**WHAT IS NEEDED:** Copy exactly the lines from the start of the material through the line with "import numpy as np". Pictures stay out of the copy.

** Start of PROVIDED MATERIAL **

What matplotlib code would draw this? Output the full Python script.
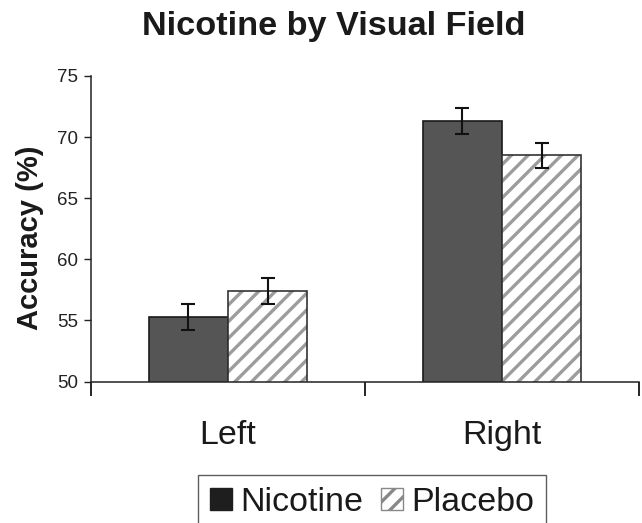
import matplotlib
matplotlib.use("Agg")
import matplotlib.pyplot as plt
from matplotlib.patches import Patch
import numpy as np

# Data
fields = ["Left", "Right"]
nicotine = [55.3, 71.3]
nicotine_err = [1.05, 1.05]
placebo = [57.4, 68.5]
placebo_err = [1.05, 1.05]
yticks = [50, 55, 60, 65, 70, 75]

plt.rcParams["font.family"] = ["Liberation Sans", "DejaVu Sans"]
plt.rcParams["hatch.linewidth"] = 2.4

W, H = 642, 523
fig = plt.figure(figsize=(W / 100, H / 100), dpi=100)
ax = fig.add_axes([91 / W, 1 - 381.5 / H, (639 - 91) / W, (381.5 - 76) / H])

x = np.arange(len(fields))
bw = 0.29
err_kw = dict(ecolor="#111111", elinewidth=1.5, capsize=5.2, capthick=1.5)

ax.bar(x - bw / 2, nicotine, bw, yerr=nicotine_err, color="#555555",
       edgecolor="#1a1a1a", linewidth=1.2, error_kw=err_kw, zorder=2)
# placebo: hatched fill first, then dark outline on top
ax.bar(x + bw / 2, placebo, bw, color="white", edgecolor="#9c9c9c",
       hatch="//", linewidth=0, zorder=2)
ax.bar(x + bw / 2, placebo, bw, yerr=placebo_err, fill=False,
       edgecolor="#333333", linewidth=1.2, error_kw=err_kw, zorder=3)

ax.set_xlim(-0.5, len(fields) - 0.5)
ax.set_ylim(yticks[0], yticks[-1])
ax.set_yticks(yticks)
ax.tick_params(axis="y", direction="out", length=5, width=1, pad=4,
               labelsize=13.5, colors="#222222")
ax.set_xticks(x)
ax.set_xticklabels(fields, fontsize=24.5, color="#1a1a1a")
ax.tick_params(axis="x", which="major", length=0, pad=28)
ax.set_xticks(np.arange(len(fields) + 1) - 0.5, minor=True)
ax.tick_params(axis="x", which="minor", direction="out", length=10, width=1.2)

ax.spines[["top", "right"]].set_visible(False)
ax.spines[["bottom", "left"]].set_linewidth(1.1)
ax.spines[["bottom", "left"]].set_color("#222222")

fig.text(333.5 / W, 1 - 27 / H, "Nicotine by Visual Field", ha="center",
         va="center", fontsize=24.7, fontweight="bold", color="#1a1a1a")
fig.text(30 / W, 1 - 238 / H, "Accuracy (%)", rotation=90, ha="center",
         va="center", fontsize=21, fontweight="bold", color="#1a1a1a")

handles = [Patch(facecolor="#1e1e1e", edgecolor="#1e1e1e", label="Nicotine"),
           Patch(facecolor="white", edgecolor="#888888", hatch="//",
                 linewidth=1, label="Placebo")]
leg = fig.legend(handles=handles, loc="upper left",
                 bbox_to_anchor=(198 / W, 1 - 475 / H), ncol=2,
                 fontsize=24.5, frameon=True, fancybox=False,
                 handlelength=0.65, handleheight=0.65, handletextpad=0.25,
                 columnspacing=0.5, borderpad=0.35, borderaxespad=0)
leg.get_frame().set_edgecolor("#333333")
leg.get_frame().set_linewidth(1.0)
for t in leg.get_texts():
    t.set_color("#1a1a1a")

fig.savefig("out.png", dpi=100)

** End of PROVIDED MATERIAL **

**EXERCISE OUTPUT:**
What matplotlib code would draw this? Output the full Python script.
import matplotlib
matplotlib.use("Agg")
import matplotlib.pyplot as plt
from matplotlib.patches import Patch
import numpy as np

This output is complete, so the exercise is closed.